27. Under such circumstances, as the learned Additional Session Judge-III, Rajmahal committed a perversity by failing to consider the evidence in the record put forth by the witnesses particularly the unchallenged testimony of the PW 11 regarding the ingredients of the offence punishable under section 385 of the Indian Penal Code; rather than giving undue and uncalled for importance to the delay in lodging the F.I.R. of about twenty two (22) hours and the informant herself not writing the written report in her own handwriting, this Court is of the considered view that the judgment of acquittal passed by the learned Additional Sessions Judge-III, Rajmahal in Criminal Appeal No.47 of 2018, is not sustainable in law, hence, the same is quashed and set aside and the judgment of conviction passed by the learned Judicial Magistrate-1st Class, Rajmahal in G.R. Case No.45 of 2009 dated 07.04.2018 is restored.

28. So far as the sentence is concerned, keeping in view the fact that the respondent No.2-accused person of the case is facing the rigors of criminal trial since the year 2009 but also keeping in view that demanding ransom from Government officials in this part of the country is on the rise and has to be dealt with a heavy hand and a deterrence is highly essential, the sentence of the respondent No.2- accused person of the case is reduced to Simple Imprisonment of one (1) year and to pay a fine of Rs.10,000/-and in case of default in payment of the said fine, the respondent No.2-accused person of the case has to undergo further Simple Imprisonment for a further period of two (2) months.
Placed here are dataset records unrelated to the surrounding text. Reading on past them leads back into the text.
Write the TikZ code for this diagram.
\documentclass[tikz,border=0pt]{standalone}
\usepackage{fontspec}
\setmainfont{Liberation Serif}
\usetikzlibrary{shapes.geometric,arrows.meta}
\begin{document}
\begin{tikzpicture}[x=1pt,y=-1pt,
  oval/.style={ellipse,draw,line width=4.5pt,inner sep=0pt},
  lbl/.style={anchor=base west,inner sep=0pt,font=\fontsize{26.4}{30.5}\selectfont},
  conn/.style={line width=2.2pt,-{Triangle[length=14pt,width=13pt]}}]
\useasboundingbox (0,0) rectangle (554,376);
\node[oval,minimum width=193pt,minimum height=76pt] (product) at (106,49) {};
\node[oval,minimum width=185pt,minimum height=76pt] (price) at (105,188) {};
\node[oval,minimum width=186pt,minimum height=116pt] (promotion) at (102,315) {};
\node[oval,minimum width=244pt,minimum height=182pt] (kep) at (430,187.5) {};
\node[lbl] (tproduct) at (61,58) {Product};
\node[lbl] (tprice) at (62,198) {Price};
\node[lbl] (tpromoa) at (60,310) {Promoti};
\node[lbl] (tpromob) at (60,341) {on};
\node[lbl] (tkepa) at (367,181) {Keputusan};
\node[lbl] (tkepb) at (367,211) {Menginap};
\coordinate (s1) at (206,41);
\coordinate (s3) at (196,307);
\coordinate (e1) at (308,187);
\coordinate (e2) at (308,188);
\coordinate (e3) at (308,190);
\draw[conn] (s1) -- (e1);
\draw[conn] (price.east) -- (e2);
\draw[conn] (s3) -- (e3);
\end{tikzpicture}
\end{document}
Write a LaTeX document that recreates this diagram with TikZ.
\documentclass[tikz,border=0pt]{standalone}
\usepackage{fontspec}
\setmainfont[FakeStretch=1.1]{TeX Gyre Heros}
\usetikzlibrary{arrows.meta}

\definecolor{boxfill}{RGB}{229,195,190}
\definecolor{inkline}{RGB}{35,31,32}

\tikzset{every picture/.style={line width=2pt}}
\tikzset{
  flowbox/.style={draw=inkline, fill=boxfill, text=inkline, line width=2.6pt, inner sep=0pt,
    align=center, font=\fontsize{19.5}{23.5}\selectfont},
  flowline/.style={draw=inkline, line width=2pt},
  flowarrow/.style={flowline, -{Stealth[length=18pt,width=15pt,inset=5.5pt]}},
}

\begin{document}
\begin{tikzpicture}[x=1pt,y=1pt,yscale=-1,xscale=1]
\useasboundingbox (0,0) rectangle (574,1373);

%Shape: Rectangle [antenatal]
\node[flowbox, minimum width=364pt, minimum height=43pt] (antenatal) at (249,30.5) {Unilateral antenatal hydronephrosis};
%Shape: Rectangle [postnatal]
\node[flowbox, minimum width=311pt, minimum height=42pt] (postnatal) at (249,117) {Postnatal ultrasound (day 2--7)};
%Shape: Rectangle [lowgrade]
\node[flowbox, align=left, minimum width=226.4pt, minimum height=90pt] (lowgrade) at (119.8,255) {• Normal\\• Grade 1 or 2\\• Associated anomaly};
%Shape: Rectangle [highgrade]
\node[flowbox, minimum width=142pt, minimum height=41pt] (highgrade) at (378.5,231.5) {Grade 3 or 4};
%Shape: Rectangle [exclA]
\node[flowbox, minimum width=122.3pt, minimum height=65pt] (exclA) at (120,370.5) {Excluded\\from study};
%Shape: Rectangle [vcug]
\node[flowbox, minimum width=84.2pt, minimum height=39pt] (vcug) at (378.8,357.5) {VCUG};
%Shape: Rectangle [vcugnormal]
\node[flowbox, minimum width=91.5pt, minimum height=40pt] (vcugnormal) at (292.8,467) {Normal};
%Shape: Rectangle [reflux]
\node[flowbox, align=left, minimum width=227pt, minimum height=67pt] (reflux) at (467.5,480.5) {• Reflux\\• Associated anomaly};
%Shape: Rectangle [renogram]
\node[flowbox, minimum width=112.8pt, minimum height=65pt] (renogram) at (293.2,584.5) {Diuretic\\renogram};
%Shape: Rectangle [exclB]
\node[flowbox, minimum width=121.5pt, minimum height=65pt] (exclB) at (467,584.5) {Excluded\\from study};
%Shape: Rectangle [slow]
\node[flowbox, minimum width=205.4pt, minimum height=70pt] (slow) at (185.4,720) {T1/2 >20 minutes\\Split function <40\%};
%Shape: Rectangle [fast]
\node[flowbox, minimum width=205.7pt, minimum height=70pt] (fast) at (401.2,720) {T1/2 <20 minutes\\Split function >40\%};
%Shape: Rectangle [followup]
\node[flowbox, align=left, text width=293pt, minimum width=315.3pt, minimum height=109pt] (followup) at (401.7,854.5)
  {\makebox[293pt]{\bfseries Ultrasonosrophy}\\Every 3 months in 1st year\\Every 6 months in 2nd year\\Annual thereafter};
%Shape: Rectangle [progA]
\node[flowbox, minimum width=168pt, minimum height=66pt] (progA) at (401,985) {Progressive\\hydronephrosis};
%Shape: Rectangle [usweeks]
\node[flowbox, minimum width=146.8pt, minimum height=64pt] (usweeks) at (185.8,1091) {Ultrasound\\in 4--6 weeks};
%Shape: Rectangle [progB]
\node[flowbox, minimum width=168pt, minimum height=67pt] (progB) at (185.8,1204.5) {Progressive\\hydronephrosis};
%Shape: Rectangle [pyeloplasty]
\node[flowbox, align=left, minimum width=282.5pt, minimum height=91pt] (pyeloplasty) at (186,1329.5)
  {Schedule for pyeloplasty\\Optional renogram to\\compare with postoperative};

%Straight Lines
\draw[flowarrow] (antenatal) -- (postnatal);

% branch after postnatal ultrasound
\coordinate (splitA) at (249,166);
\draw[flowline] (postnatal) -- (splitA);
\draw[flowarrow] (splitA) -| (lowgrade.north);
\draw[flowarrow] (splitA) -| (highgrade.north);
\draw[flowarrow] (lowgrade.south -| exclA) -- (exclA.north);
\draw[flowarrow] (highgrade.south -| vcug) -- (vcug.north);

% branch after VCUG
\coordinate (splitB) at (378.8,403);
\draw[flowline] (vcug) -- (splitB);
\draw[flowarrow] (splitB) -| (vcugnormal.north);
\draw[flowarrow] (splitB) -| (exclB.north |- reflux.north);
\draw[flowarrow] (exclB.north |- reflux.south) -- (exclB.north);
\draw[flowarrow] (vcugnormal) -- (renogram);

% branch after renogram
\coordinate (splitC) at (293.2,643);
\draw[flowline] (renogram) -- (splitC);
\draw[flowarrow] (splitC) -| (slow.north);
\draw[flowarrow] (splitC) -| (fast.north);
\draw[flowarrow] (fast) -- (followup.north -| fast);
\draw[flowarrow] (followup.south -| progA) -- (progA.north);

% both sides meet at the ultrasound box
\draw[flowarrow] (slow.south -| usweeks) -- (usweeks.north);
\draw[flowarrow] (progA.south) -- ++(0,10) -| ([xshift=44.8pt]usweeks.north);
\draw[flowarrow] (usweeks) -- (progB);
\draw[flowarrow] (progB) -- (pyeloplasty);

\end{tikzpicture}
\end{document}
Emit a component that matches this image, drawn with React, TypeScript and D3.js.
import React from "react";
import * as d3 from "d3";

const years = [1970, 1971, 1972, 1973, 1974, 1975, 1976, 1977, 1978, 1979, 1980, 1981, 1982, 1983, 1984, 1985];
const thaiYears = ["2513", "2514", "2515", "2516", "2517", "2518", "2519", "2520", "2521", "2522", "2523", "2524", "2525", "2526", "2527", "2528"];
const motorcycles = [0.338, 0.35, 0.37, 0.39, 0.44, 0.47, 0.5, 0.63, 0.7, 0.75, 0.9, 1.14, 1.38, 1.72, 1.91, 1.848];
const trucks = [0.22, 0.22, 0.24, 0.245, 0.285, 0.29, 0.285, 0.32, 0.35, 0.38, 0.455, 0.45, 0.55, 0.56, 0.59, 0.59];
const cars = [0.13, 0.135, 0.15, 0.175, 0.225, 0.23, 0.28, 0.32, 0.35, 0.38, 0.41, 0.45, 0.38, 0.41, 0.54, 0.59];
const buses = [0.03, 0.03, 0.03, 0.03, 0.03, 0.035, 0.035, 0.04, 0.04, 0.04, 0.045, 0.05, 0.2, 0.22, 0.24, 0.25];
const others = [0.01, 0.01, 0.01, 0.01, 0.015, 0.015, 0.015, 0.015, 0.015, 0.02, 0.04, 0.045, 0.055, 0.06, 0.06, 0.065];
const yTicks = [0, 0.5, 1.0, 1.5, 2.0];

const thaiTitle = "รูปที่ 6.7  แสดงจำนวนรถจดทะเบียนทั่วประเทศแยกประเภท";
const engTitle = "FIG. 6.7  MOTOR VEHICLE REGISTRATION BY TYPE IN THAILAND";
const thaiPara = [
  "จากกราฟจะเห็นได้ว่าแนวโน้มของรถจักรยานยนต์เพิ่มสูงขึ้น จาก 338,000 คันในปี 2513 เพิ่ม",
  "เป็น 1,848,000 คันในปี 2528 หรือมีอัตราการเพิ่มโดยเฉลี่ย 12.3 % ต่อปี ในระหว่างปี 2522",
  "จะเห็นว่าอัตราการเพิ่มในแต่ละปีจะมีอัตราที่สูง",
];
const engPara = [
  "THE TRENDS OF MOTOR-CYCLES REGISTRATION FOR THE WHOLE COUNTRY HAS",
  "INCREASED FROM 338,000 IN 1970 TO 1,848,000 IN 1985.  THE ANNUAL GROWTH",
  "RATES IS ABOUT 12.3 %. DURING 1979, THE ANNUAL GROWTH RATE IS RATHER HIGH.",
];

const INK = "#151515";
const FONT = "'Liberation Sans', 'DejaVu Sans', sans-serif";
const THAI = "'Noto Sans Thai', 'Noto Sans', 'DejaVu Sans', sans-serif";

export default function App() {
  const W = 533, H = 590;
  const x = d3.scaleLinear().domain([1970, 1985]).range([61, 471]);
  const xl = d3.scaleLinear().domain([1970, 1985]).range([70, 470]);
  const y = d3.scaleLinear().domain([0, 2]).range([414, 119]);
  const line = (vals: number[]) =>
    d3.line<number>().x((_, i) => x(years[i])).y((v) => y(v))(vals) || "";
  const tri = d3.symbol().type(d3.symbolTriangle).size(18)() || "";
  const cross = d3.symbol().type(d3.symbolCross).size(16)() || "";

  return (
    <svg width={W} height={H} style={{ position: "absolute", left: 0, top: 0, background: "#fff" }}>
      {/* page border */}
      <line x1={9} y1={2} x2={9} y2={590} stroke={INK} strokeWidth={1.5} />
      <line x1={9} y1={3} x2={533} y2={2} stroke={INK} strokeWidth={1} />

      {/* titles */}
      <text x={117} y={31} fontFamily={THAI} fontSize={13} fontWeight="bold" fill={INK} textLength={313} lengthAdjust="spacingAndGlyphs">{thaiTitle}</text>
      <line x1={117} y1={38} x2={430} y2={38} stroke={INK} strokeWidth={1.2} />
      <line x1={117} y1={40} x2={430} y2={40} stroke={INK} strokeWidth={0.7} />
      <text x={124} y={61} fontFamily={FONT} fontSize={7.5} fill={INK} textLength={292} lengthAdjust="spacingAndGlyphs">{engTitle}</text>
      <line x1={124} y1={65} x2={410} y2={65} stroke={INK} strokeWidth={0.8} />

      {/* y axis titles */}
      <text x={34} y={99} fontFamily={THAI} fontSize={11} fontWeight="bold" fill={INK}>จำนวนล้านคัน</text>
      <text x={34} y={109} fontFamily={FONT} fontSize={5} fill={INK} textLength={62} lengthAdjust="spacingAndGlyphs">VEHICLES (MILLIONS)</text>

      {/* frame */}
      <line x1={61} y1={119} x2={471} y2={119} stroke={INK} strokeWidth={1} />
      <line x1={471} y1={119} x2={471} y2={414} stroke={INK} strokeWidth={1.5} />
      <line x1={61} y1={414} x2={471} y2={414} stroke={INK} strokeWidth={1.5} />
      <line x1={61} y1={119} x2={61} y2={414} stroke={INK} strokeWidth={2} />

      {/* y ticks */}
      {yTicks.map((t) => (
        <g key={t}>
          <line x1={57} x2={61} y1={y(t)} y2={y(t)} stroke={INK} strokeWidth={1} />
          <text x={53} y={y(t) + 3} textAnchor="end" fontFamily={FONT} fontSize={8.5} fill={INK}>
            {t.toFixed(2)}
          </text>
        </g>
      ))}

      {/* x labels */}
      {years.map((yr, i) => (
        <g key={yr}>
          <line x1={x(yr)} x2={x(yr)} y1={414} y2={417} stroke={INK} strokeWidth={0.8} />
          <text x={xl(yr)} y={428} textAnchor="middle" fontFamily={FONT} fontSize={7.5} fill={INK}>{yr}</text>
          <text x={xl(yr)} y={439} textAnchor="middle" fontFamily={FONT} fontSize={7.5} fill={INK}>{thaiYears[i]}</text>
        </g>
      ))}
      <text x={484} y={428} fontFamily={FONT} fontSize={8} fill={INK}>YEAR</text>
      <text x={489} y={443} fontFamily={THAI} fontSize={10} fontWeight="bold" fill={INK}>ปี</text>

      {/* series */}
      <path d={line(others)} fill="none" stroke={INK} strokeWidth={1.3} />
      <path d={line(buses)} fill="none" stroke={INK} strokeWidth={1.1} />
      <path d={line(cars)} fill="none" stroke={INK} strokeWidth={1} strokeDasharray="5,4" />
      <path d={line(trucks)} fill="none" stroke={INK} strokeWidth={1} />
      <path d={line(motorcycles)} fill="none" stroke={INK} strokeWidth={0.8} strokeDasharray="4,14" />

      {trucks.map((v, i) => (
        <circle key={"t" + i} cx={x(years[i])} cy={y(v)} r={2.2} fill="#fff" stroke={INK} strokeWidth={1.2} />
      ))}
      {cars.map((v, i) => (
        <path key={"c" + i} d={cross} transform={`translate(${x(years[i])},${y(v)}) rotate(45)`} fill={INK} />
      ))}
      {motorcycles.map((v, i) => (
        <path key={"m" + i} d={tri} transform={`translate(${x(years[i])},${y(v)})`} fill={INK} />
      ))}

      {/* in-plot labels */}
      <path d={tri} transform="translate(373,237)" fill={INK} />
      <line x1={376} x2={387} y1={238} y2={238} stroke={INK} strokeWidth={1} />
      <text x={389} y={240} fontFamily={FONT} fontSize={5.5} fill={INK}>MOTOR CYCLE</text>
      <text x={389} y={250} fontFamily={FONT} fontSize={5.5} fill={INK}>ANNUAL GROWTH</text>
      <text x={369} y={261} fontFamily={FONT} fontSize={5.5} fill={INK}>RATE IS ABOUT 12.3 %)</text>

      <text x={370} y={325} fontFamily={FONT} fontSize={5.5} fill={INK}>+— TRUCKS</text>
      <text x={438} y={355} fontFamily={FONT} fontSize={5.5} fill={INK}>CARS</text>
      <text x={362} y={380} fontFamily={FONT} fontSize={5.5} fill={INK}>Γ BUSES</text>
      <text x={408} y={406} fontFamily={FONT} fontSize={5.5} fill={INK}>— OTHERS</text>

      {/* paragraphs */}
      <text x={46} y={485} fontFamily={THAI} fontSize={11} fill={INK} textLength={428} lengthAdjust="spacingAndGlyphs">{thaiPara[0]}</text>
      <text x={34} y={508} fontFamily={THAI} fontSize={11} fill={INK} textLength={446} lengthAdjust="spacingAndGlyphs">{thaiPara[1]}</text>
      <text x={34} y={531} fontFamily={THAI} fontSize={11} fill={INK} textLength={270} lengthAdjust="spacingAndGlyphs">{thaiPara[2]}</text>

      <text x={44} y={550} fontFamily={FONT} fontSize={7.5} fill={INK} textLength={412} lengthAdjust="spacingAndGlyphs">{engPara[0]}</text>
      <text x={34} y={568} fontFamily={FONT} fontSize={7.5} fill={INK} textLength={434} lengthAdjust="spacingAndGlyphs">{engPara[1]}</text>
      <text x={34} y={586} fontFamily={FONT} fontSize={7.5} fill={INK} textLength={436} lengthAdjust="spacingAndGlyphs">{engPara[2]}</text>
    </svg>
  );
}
29. The respondent No.2-accused person of the case is directed to surrender before the learned trial court, being the learned Judicial Magistrate-1st Class, Rajmahal or its successor court, within a month from the date of this judgment, failing which the learned trial court is directed to take all coercive steps for apprehension of the respondent No.2/accused/convict to undergo the sentence.

30. Let a copy of this judgment along with the scanned copy of the trial court records be sent to the court concerned forthwith.

31. This Acquittal Appeal is disposed of accordingly.